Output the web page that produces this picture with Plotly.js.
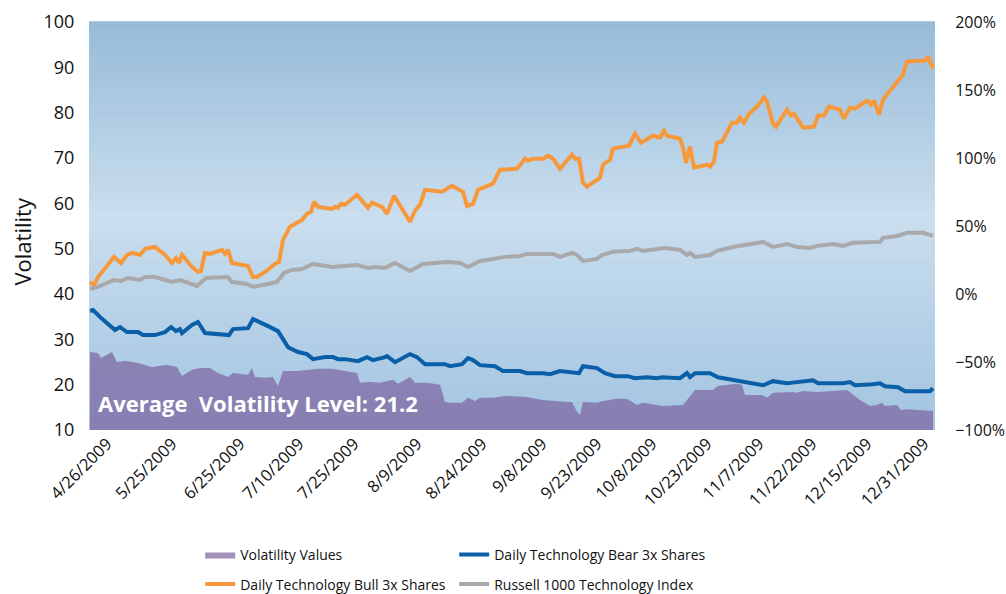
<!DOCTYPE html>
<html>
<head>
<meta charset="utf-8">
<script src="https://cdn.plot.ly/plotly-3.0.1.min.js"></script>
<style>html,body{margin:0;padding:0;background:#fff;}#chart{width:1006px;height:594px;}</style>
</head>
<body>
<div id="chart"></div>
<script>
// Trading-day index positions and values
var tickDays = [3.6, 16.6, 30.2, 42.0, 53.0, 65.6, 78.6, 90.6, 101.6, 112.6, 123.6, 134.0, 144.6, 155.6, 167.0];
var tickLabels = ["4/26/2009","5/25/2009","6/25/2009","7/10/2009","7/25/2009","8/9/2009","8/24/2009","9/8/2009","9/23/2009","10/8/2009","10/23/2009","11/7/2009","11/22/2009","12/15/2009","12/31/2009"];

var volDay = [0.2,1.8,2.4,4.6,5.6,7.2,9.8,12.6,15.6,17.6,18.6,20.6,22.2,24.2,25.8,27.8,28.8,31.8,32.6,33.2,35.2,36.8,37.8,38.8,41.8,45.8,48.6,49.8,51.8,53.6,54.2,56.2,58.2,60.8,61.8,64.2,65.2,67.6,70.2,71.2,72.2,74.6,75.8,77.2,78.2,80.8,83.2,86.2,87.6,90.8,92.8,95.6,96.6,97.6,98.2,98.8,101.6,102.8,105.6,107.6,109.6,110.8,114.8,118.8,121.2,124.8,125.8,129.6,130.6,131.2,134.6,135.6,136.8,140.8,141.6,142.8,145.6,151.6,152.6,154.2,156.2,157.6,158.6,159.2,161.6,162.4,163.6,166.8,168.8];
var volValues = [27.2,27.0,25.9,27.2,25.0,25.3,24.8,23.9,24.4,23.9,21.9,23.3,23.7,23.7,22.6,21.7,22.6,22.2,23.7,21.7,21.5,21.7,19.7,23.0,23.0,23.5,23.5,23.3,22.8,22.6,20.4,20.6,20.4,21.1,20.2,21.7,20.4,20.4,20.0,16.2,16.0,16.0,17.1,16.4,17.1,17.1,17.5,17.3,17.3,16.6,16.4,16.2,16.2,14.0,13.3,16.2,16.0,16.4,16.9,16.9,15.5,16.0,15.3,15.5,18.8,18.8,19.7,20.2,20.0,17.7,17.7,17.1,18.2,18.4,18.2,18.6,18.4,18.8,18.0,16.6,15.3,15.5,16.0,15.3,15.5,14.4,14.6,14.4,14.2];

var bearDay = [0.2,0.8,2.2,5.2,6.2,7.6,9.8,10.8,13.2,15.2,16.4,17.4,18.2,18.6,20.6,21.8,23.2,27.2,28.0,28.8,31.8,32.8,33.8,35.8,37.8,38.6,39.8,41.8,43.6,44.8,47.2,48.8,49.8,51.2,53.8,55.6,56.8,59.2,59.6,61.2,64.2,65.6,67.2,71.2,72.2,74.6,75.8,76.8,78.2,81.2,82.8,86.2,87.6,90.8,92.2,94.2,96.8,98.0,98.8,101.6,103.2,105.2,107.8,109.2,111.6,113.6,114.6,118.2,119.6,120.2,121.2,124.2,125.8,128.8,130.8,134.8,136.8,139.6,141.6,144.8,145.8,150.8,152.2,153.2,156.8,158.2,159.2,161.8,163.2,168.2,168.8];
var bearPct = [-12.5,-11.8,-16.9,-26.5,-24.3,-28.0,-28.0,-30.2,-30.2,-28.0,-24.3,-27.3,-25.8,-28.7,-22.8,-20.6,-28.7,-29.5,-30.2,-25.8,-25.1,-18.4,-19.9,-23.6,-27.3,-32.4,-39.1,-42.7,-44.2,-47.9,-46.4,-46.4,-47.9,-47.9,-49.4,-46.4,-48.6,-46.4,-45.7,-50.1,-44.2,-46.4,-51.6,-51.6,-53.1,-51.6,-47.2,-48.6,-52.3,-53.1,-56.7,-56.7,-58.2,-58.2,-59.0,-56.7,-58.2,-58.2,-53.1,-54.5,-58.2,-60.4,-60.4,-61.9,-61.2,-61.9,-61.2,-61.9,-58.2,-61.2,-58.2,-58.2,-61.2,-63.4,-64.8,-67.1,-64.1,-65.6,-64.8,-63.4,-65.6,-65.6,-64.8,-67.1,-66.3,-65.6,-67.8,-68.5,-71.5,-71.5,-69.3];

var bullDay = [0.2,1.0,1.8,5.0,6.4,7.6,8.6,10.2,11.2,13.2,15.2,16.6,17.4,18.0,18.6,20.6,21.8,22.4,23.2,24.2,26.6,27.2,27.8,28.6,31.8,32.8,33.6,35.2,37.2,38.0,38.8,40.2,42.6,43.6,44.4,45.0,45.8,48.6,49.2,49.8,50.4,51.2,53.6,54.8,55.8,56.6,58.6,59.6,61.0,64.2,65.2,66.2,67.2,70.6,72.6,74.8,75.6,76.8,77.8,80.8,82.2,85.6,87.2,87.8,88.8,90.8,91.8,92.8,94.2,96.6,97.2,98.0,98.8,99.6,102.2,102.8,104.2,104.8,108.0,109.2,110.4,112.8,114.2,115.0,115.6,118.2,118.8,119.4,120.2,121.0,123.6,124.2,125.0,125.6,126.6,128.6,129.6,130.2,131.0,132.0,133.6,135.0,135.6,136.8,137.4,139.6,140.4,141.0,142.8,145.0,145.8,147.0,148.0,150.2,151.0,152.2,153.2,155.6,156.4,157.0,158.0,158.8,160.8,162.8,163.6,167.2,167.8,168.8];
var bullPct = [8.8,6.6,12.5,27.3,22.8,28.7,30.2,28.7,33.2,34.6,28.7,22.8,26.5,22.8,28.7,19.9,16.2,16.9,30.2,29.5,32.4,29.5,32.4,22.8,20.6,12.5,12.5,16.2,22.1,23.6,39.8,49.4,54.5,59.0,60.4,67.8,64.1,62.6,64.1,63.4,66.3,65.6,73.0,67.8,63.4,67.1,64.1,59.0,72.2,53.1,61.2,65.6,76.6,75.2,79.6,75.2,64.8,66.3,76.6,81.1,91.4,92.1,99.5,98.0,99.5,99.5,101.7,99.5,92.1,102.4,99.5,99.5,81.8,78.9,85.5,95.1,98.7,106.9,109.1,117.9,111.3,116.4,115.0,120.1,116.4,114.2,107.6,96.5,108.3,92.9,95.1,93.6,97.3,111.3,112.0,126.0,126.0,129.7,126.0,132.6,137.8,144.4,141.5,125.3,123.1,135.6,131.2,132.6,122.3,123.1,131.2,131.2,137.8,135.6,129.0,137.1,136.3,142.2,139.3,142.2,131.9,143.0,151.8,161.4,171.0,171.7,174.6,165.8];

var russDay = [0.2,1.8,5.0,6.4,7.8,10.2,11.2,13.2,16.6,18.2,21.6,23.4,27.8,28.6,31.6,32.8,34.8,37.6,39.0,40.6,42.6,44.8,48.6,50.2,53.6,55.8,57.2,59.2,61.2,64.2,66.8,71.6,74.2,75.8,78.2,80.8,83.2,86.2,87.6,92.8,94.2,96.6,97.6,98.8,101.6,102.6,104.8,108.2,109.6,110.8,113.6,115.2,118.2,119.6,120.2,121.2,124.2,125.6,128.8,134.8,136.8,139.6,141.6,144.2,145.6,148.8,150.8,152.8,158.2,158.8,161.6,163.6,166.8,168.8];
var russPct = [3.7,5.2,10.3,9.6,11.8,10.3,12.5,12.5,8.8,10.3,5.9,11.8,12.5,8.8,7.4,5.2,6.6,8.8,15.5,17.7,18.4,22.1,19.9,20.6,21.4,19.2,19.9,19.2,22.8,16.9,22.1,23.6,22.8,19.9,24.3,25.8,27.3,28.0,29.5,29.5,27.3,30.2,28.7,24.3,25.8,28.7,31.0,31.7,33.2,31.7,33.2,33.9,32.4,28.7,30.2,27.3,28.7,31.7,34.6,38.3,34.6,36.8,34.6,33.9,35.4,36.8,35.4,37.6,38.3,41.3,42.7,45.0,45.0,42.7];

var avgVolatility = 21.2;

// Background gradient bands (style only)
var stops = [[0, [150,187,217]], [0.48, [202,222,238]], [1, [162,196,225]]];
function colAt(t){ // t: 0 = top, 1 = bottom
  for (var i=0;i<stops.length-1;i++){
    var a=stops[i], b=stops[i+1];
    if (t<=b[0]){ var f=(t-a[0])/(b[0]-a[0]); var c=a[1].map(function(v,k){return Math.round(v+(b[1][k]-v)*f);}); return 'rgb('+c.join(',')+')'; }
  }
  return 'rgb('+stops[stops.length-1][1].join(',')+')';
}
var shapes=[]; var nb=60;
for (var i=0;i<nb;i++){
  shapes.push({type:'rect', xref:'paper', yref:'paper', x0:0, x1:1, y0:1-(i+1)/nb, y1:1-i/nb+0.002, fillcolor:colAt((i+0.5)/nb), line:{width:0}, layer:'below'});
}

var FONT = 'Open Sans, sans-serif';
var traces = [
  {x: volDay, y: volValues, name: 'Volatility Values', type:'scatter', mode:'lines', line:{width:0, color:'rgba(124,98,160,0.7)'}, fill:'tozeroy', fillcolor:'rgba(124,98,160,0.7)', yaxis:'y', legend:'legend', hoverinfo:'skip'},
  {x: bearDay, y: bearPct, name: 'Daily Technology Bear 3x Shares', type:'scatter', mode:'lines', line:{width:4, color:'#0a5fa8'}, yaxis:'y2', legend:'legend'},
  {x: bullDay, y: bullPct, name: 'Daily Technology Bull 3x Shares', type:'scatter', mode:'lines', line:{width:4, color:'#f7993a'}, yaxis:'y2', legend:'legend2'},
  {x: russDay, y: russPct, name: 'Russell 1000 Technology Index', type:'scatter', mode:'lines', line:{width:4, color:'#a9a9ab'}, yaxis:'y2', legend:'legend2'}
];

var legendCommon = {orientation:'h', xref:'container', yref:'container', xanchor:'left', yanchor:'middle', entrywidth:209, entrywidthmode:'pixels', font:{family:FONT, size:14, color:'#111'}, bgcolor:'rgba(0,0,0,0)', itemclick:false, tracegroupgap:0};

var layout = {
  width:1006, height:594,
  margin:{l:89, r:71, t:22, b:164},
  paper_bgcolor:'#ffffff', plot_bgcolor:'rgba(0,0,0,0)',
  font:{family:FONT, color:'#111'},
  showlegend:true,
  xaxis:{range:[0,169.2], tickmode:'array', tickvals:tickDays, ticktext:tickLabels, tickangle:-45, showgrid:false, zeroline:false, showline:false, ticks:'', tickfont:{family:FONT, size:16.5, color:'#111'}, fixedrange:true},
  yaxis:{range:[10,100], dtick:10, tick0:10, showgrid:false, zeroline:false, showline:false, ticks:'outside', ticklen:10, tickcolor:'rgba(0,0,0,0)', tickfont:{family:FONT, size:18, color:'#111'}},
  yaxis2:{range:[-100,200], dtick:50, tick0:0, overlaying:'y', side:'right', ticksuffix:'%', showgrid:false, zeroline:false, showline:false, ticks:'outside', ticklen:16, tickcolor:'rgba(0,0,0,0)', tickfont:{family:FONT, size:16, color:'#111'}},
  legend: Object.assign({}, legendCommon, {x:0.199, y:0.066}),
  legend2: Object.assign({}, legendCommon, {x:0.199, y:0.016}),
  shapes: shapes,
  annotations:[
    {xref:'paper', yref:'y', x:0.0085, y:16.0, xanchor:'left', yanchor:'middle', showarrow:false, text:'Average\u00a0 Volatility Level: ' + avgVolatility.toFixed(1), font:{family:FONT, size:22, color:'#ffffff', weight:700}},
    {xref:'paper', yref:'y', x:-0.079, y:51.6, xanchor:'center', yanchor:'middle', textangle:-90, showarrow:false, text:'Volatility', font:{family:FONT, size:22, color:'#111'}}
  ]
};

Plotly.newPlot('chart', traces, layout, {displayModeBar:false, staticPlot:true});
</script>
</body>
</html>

------------------------------------

▶ _Given problem_
Pull every line containing the word "picture" out of the material.

▶ _Worked answer_
Output the web page that produces this picture with Plotly.js.

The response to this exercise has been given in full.